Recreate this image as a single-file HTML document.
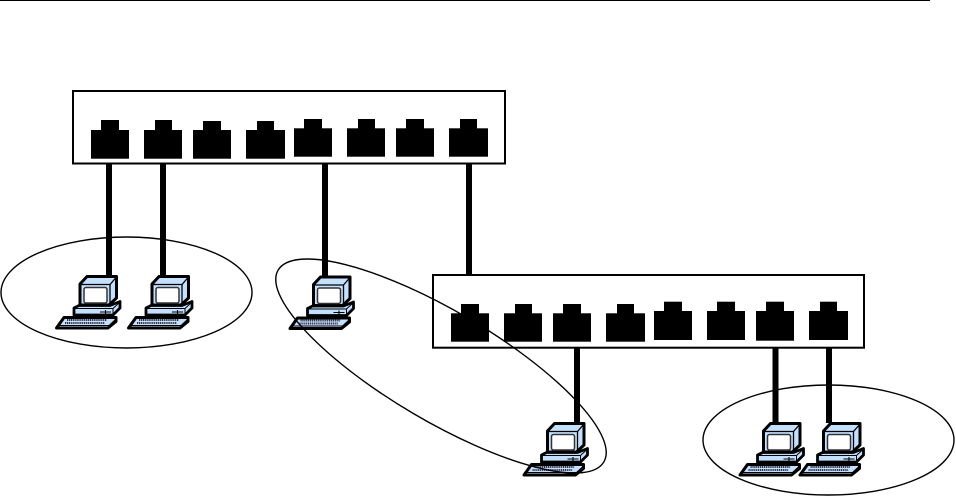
---
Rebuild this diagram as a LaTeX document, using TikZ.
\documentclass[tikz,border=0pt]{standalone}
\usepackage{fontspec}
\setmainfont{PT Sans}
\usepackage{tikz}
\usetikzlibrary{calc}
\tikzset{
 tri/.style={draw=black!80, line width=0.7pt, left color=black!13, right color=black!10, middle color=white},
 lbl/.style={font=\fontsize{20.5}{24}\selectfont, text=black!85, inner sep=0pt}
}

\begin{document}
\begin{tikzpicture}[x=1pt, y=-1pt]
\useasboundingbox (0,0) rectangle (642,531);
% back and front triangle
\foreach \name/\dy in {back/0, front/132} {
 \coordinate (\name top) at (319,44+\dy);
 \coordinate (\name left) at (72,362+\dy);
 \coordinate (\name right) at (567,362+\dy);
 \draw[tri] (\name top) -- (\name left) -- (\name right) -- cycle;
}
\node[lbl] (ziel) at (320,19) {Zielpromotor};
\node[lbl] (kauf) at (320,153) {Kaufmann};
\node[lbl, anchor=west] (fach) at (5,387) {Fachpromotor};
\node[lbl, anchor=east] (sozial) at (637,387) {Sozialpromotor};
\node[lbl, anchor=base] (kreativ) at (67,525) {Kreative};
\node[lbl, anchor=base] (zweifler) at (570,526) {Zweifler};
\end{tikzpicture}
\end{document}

## WHAT THE TASK ASKS
Locate the word "this" in the records and collect each line it appears in.

## COMPLETED EXERCISE
Recreate this image as a single-file HTML document.
Rebuild this diagram as a LaTeX document, using TikZ.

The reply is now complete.